Solomon also agreed to put a time limit on the freeze to Aug. 1 rather than waiting for Gov. Phil Murphy to rescind the state of emergency statewide. “These amendments are a joint effort of all these council members,” Solomon said.

Saying that “homeowners have more options than renters do,” including mortgage forbearance, Solomon said the ordinance would provide protection to renters who he fears could fall victim to unscrupulous landlords that raise rents during the crisis in efforts to evict them later. “Renters do not have the same protections.”

“We are in a crisis of unprecedented proportions,” Councilman Rolando Lavaro said pointing out that 70 percent of residents live in rental apartments. Many of these people, he said, are immigrants and people of color. “We have to demonstrate we are up to the severity of this challenge.”

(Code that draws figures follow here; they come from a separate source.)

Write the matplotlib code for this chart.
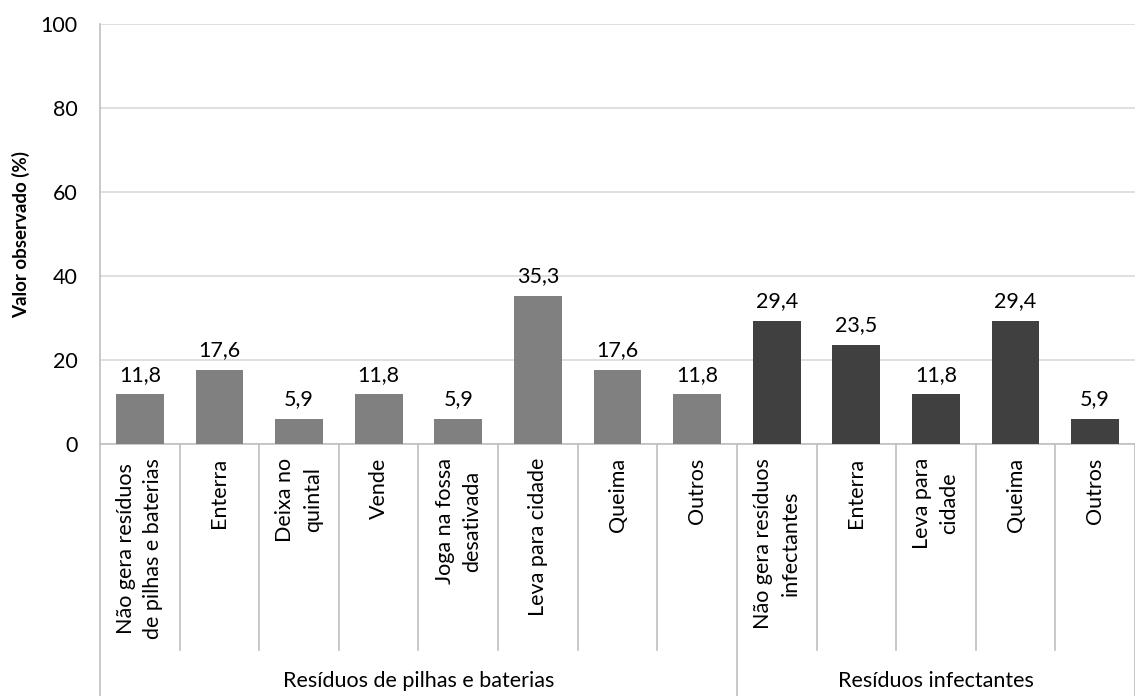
import matplotlib
matplotlib.use('Agg')
from matplotlib import pyplot as plt
from matplotlib import transforms

plt.rcParams['font.family'] = ['Lato', 'DejaVu Sans']

categories = ['Não gera resíduos\nde pilhas e baterias', 'Enterra', 'Deixa no\nquintal', 'Vende',
              'Joga na fossa\ndesativada', 'Leva para cidade', 'Queima', 'Outros',
              'Não gera resíduos\ninfectantes', 'Enterra', 'Leva para\ncidade', 'Queima', 'Outros']
values = [11.8, 17.6, 5.9, 11.8, 5.9, 35.3, 17.6, 11.8, 29.4, 23.5, 11.8, 29.4, 5.9]
groups = ['Resíduos de pilhas e baterias', 'Resíduos infectantes']
group_sizes = [8, 5]
group_colors = ['#808080', '#404040']

colors = []
for g, n in enumerate(group_sizes):
    colors += [group_colors[g]] * n

fig = plt.figure(figsize=(11.35, 6.96), dpi=100)
ax = fig.add_axes([100/1135, 252/696, 1035/1135, 420/696])

x = list(range(len(values)))
ax.bar(x, values, width=0.6, color=colors, zorder=3)
for i, v in enumerate(values):
    ax.annotate(f'{v:.1f}'.replace('.', ','), (i, v), xytext=(0, 7), textcoords='offset points',
                ha='center', va='bottom', fontsize=15.5)

ax.set_xlim(-0.5, len(values) - 0.5)
ax.set_ylim(0, 100)
ax.set_yticks([0, 20, 40, 60, 80, 100])
ax.tick_params(axis='y', length=0, labelsize=15.5, pad=16)
ax.set_xticks([])
ax.grid(axis='y', color='#d9d9d9', linewidth=1.2, zorder=0)
for s in ['top', 'right']:
    ax.spines[s].set_visible(False)
ax.spines['left'].set_color('#bfbfbf')
ax.spines['bottom'].set_color('#bfbfbf')
ax.spines['left'].set_linewidth(1.2)
ax.spines['bottom'].set_linewidth(1.2)
ax.set_ylabel('Valor observado (%)', fontsize=13.5, fontweight='bold')
ax.yaxis.set_label_coords(-70 / 1035, 0.5)

trans = transforms.blended_transform_factory(ax.transData, ax.transAxes)
px = 1 / 420
# category labels
for i, c in enumerate(categories):
    ax.text(i, -14 * px, c, rotation=90, ha='center', va='top', multialignment='center',
            fontsize=15.5, transform=trans, linespacing=1.45)

# separators
group_edges = [-0.5]
for n in group_sizes:
    group_edges.append(group_edges[-1] + n)
for k in range(len(values) + 1):
    xe = k - 0.5
    y_end = -252 * px if xe in group_edges else -206 * px
    ax.plot([xe, xe], [0, y_end], color='#bfbfbf', linewidth=1.2, transform=trans, clip_on=False)

# group labels
for g, name in enumerate(groups):
    xc = (group_edges[g] + group_edges[g + 1]) / 2
    ax.text(xc, -237 * px, name, ha='center', va='center', fontsize=15.5, transform=trans)

fig.savefig('out.png', dpi=100)
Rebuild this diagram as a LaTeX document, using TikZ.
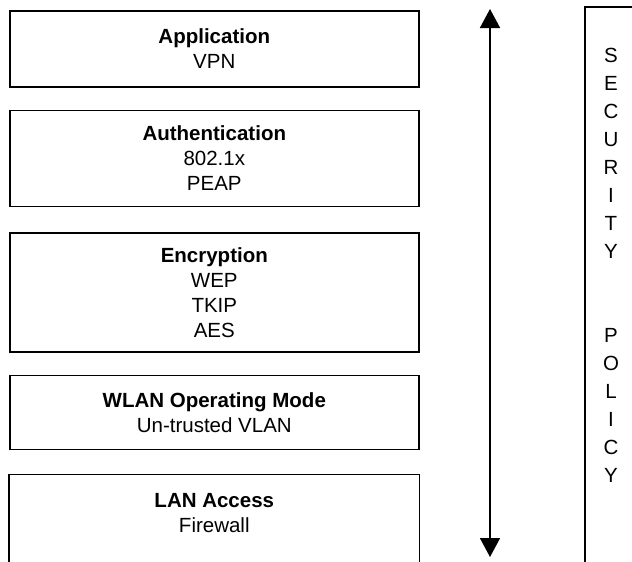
\documentclass[tikz,border=0pt]{standalone}
\usepackage{fontspec}
\setmainfont{Liberation Sans}
\usepackage{tikz}
\usetikzlibrary{arrows.meta,positioning}
\tikzset{
    layer/.style={rectangle, draw=black, line width=1.6pt,
        minimum width=409pt, align=center, inner sep=0pt,
        font=\fontsize{20.5}{25}\selectfont},
    policytxt/.style={align=center, inner sep=0pt,
        font=\fontsize{20.5}{28}\selectfont},
    frame/.style={draw=black, line width=1.6pt},
    span/.style={{Triangle[length=19pt,width=20pt]}-{Triangle[length=19pt,width=20pt]}, line width=1.6pt}
}

\begin{document}
\begin{tikzpicture}[x=1pt, y=-1pt]
        \clip (0,0) rectangle (632,562);
        \node[layer, minimum height=76pt, anchor=north west] (app) at (9,10) {\textbf{Application}\\VPN};
        \node[layer, minimum height=96pt, below=22pt of app] (auth) {\textbf{Authentication}\\802.1x\\PEAP};
        \node[layer, minimum height=119pt, below=25pt of auth] (enc) {\textbf{Encryption}\\WEP\\TKIP\\AES};
        \node[layer, minimum height=74pt, below=22pt of enc] (wlan) {\textbf{WLAN Operating Mode}\\Un-trusted VLAN};
        \node[layer, draw=none, minimum height=76pt, below=24pt of wlan] (lan) {\textbf{LAN Access}\\Firewall};
        \draw[frame] ([yshift=-60pt]lan.south west) |- (lan.north east) -- ([yshift=-60pt]lan.south east);
        % scope arrow
        \coordinate (up) at (490,9);
        \coordinate (down) at (490,557);
        \draw[span] (up) -- (down);
        % policy column
        \draw[frame] (585,600) |- (660,7);
        \node[policytxt, anchor=north] (policy) at (611,48) {S\\E\\C\\U\\R\\I\\T\\Y\\[56pt]P\\O\\L\\I\\C\\Y};
    \end{tikzpicture}
\end{document}
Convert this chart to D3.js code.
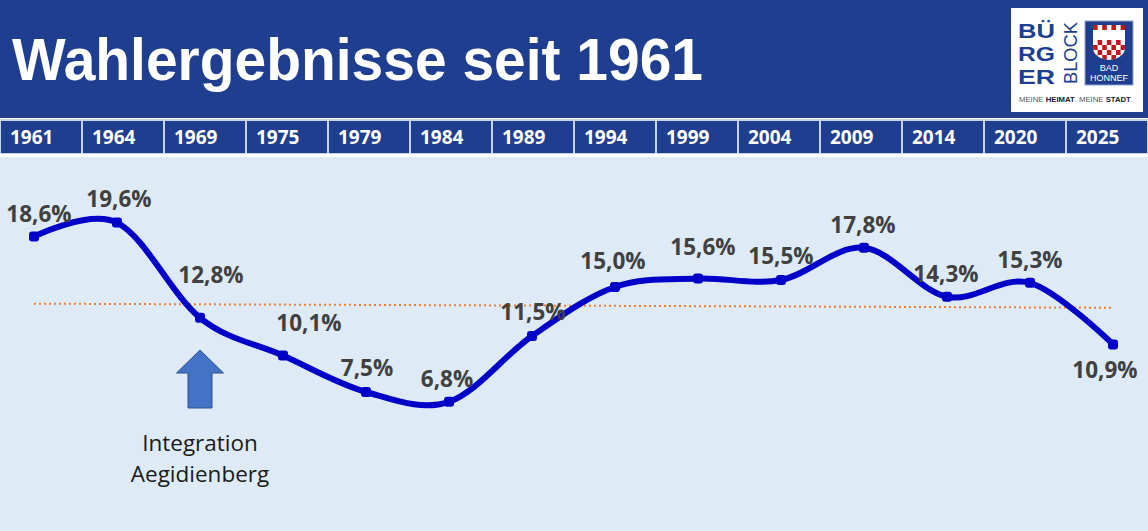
<!DOCTYPE html>
<html>
<head>
<meta charset="utf-8">
<script src="https://cdn.jsdelivr.net/npm/d3@7"></script>
<style>
	body { margin: 0; background: #ffffff; }
	svg { display: block; }
</style>
</head>
<body>
<svg id="chart"></svg>
<script>
// election years and results (percent)
const years = ["1961", "1964", "1969", "1975", "1979", "1984", "1989", "1994", "1999", "2004", "2009", "2014", "2020", "2025"];
const results = [18.6, 19.6, 12.8, 10.1, 7.5, 6.8, 11.5, 15.0, 15.6, 15.5, 17.8, 14.3, 15.3, 10.9];

const titleText = "Wahlergebnisse seit 1961";
const noteYear = "1969";
const noteLines = ["Integration", "Aegidienberg"];

// where each value label sits relative to its point [dx, dy]
const labelPlacement = [[5, -15], [2, -16], [11, -35], [26, -25], [1, -16], [-2, -15], [1, -16],
	[-2, -18], [5, -24], [0, -16], [-1, -15], [-1, -15], [0, -15], [-8, 34]];

const width = 1148, height = 531;
const headerBlue = "#203e8f";
const lineBlue = "#0000c8";

const svg = d3.select("#chart")
	.attr("width", width)
	.attr("height", height);

// backgrounds
svg.append("rect").attr("width", width).attr("height", height).attr("fill", "#deeaf6");
svg.append("rect").attr("width", width).attr("height", 157).attr("fill", "#ffffff");
svg.append("rect").attr("x", 0).attr("y", 0).attr("width", width).attr("height", 118).attr("fill", headerBlue);

svg.append("text")
	.text(titleText)
	.attr("x", 12)
	.attr("y", 80)
	.attr("fill", "#ffffff")
	.attr("font-family", "Liberation Sans, Arial, sans-serif")
	.attr("font-weight", 700)
	.attr("font-size", 59)
	.attr("textLength", 691)
	.attr("lengthAdjust", "spacingAndGlyphs");

// year strip
const yearBand = d3.scaleBand()
	.domain(years)
	.range([0, width]);

svg.append("rect")
	.attr("x", 0).attr("y", 119)
	.attr("width", width).attr("height", 35)
	.attr("fill", "#c9d3e6");

svg.selectAll(".yearcell")
	.data(years)
	.join("rect")
	.attr("class", "yearcell")
	.attr("x", d => yearBand(d) + 1)
	.attr("y", 121)
	.attr("width", yearBand.bandwidth() - 2)
	.attr("height", 32)
	.attr("fill", headerBlue);

svg.selectAll(".yearlabel")
	.data(years)
	.join("text")
	.attr("class", "yearlabel")
	.text(d => d)
	.attr("x", d => yearBand(d) + 10)
	.attr("y", 144)
	.attr("fill", "#ffffff")
	.attr("font-family", "Open Sans, sans-serif")
	.attr("font-weight", 700)
	.attr("font-size", 19);

// chart scales
const xScale = d3.scalePoint()
	.domain(years)
	.range([34, 1113]);

const yScale = d3.scaleLinear()
	.domain([0, 20])
	.range([497, 217]);

const points = years.map((y, i) => ({year: y, value: results[i], i: i}));

// linear trend through the results
const n = results.length;
const meanI = (n - 1) / 2;
const meanV = d3.mean(results);
const slope = d3.sum(points, d => (d.i - meanI) * (d.value - meanV)) / d3.sum(points, d => (d.i - meanI) ** 2);
const trend = [points[0], points[n - 1]].map(d => ({year: d.year, value: meanV + slope * (d.i - meanI)}));

svg.append("path")
	.datum(trend)
	.attr("fill", "none")
	.attr("stroke", "#ed7d31")
	.attr("stroke-width", 2)
	.attr("stroke-dasharray", "2,3")
	.attr("d", d3.line().x(d => xScale(d.year)).y(d => yScale(d.value)));

// smoothed results line
svg.append("path")
	.datum(points)
	.attr("fill", "none")
	.attr("stroke", lineBlue)
	.attr("stroke-width", 6)
	.attr("stroke-linejoin", "round")
	.attr("d", d3.line()
		.x(d => xScale(d.year))
		.y(d => yScale(d.value))
		.curve(d3.curveCardinal.tension(0)));

svg.selectAll(".marker")
	.data(points)
	.join("rect")
	.attr("class", "marker")
	.attr("x", d => xScale(d.year) - 5)
	.attr("y", d => yScale(d.value) - 5)
	.attr("width", 10)
	.attr("height", 10)
	.attr("rx", 3)
	.attr("fill", lineBlue);

const fmt = d3.format(".1f");

svg.selectAll(".valuelabel")
	.data(points)
	.join("text")
	.attr("class", "valuelabel")
	.text(d => fmt(d.value).replace(".", ",") + "%")
	.attr("x", d => xScale(d.year) + labelPlacement[d.i][0])
	.attr("y", d => yScale(d.value) + labelPlacement[d.i][1])
	.attr("text-anchor", "middle")
	.attr("fill", "#404040")
	.attr("font-family", "Open Sans, sans-serif")
	.attr("font-weight", 700)
	.attr("font-size", 22.5);

// arrow + note under 1969
const ax = xScale(noteYear);
const arrow = d3.path();
arrow.moveTo(ax, 350);
arrow.lineTo(ax + 23.5, 373);
arrow.lineTo(ax + 12, 373);
arrow.lineTo(ax + 12, 408);
arrow.lineTo(ax - 12, 408);
arrow.lineTo(ax - 12, 373);
arrow.lineTo(ax - 23.5, 373);
arrow.closePath();

svg.append("path")
	.attr("d", arrow.toString())
	.attr("fill", "#4472c4")
	.attr("stroke", "#2f528f")
	.attr("stroke-width", 1);

svg.selectAll(".note")
	.data(noteLines)
	.join("text")
	.attr("class", "note")
	.text(d => d)
	.attr("x", ax)
	.attr("y", (d, i) => 451 + i * 31)
	.attr("text-anchor", "middle")
	.attr("fill", "#1a1a1a")
	.attr("font-family", "Open Sans, sans-serif")
	.attr("font-size", 22.5);

// logo
const logo = svg.append("g");
logo.append("rect")
	.attr("x", 1011).attr("y", 8)
	.attr("width", 132).attr("height", 104)
	.attr("fill", "#ffffff");

logo.selectAll(".logoword")
	.data(["BÜ", "RG", "ER"])
	.join("text")
	.attr("class", "logoword")
	.text(d => d)
	.attr("x", 1018)
	.attr("y", (d, i) => 38 + i * 23)
	.attr("fill", headerBlue)
	.attr("font-family", "Liberation Sans, Arial, sans-serif")
	.attr("font-weight", 700)
	.attr("font-size", 20)
	.attr("textLength", 37)
	.attr("lengthAdjust", "spacingAndGlyphs");

logo.append("text")
	.text("BLOCK")
	.attr("transform", "translate(1077,84) rotate(-90)")
	.attr("fill", headerBlue)
	.attr("font-family", "Liberation Sans, Arial, sans-serif")
	.attr("font-size", 19)
	.attr("textLength", 62)
	.attr("lengthAdjust", "spacingAndGlyphs");

logo.append("rect")
	.attr("x", 1085).attr("y", 21)
	.attr("width", 48).attr("height", 64)
	.attr("fill", headerBlue)
	.attr("stroke", "#8fa2cc")
	.attr("stroke-width", 1);

const crest = "M1093,25 H1125 V47 Q1125,58 1109,60 Q1093,58 1093,47 Z";
logo.append("clipPath").attr("id", "crestclip")
	.append("path").attr("d", crest);
logo.append("path").attr("d", crest).attr("fill", "#ffffff");

const checks = [];
for (let r = 0; r < 7; r++)
	for (let c = 0; c < 7; c++)
		if ((r + c) % 2 == 0 && (r == 0 || r >= 3)) checks.push([1093 + c * 4.6, 25 + r * 5]);

logo.append("g")
	.attr("clip-path", "url(#crestclip)")
	.selectAll("rect")
	.data(checks)
	.join("rect")
	.attr("x", d => d[0])
	.attr("y", d => d[1])
	.attr("width", 4.6)
	.attr("height", 5)
	.attr("fill", "#c4161c");

logo.selectAll(".town")
	.data(["BAD", "HONNEF"])
	.join("text")
	.attr("class", "town")
	.text(d => d)
	.attr("x", 1109)
	.attr("y", (d, i) => 71 + i * 10)
	.attr("text-anchor", "middle")
	.attr("fill", "#ffffff")
	.attr("font-family", "Liberation Sans, Arial, sans-serif")
	.attr("font-size", 9);

const slogan = logo.append("text")
	.attr("x", 1019)
	.attr("y", 102)
	.attr("fill", "#555555")
	.attr("font-family", "Liberation Sans, Arial, sans-serif")
	.attr("font-size", 7)
	.attr("textLength", 114)
	.attr("lengthAdjust", "spacingAndGlyphs");
slogan.append("tspan").text("MEINE ");
slogan.append("tspan").text("HEIMAT").attr("font-weight", 700).attr("fill", "#222");
slogan.append("tspan").text(". MEINE ");
slogan.append("tspan").text("STADT").attr("font-weight", 700).attr("fill", "#222");
slogan.append("tspan").text(".");
</script>
</body>
</html>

Agreeing with Boggiano that landlords are also being hit by the crisis, Councilman Jermaine Robinson suggested that he and his colleagues “have to make sure to give incentives to get people to pay their rent,” while Councilwoman Denise Ridley shared her concern that even with forbearance property owners will still owe the money following the emergency.

“Even with mortgage forbearance, property owners will still owe the money after the end of the emergency. Some banks will put notes on credit reports causing homeowners’ credit scores to go down,” she said.

Lavarro shared that ultimately he believes most people will pay their rent. “This freeze should not encourage people to stop paying,” he said.